-- Start of DATA BLOCK --
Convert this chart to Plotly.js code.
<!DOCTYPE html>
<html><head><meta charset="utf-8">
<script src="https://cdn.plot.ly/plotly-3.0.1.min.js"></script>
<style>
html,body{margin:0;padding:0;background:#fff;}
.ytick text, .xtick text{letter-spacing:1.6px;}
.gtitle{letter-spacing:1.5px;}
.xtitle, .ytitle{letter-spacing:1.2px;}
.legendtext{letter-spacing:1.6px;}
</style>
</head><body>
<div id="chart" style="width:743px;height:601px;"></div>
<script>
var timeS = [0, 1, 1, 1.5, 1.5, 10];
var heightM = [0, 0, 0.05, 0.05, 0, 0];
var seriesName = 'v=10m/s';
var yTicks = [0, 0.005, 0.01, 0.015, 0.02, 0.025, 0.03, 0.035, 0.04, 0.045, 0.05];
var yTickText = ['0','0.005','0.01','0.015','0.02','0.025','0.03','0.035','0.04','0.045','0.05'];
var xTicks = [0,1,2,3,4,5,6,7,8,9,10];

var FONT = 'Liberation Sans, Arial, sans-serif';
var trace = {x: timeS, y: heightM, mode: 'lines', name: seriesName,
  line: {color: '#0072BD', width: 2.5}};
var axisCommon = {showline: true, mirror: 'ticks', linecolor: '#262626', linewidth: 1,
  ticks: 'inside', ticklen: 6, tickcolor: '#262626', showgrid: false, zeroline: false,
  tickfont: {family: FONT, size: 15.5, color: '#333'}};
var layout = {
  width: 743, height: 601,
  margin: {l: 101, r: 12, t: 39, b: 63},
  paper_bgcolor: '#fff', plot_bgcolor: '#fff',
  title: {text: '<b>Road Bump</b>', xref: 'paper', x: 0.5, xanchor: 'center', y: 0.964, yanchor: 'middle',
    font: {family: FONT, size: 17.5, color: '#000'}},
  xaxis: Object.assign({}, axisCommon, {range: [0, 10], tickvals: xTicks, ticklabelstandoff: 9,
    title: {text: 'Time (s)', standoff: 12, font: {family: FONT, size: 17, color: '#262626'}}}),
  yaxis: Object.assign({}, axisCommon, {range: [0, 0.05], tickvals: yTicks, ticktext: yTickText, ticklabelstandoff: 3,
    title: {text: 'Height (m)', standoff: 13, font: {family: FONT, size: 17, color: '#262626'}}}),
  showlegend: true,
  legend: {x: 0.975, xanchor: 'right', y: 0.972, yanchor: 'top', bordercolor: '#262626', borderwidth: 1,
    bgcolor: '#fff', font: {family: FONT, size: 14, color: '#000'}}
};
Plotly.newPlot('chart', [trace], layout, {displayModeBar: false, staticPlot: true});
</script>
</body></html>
-- End of DATA BLOCK --
**STATED TASK:**
Reproduce exactly, please, only the lines from the start of the data above to the line that contains "var xTicks = [0,1,2,3,4,5,6,7,8,9,10];", with both ends kept.

**ANSWER TO THE PROBLEM:**
Convert this chart to Plotly.js code.
<!DOCTYPE html>
<html><head><meta charset="utf-8">
<script src="https://cdn.plot.ly/plotly-3.0.1.min.js"></script>
<style>
html,body{margin:0;padding:0;background:#fff;}
.ytick text, .xtick text{letter-spacing:1.6px;}
.gtitle{letter-spacing:1.5px;}
.xtitle, .ytitle{letter-spacing:1.2px;}
.legendtext{letter-spacing:1.6px;}
</style>
</head><body>
<div id="chart" style="width:743px;height:601px;"></div>
<script>
var timeS = [0, 1, 1, 1.5, 1.5, 10];
var heightM = [0, 0, 0.05, 0.05, 0, 0];
var seriesName = 'v=10m/s';
var yTicks = [0, 0.005, 0.01, 0.015, 0.02, 0.025, 0.03, 0.035, 0.04, 0.045, 0.05];
var yTickText = ['0','0.005','0.01','0.015','0.02','0.025','0.03','0.035','0.04','0.045','0.05'];
var xTicks = [0,1,2,3,4,5,6,7,8,9,10];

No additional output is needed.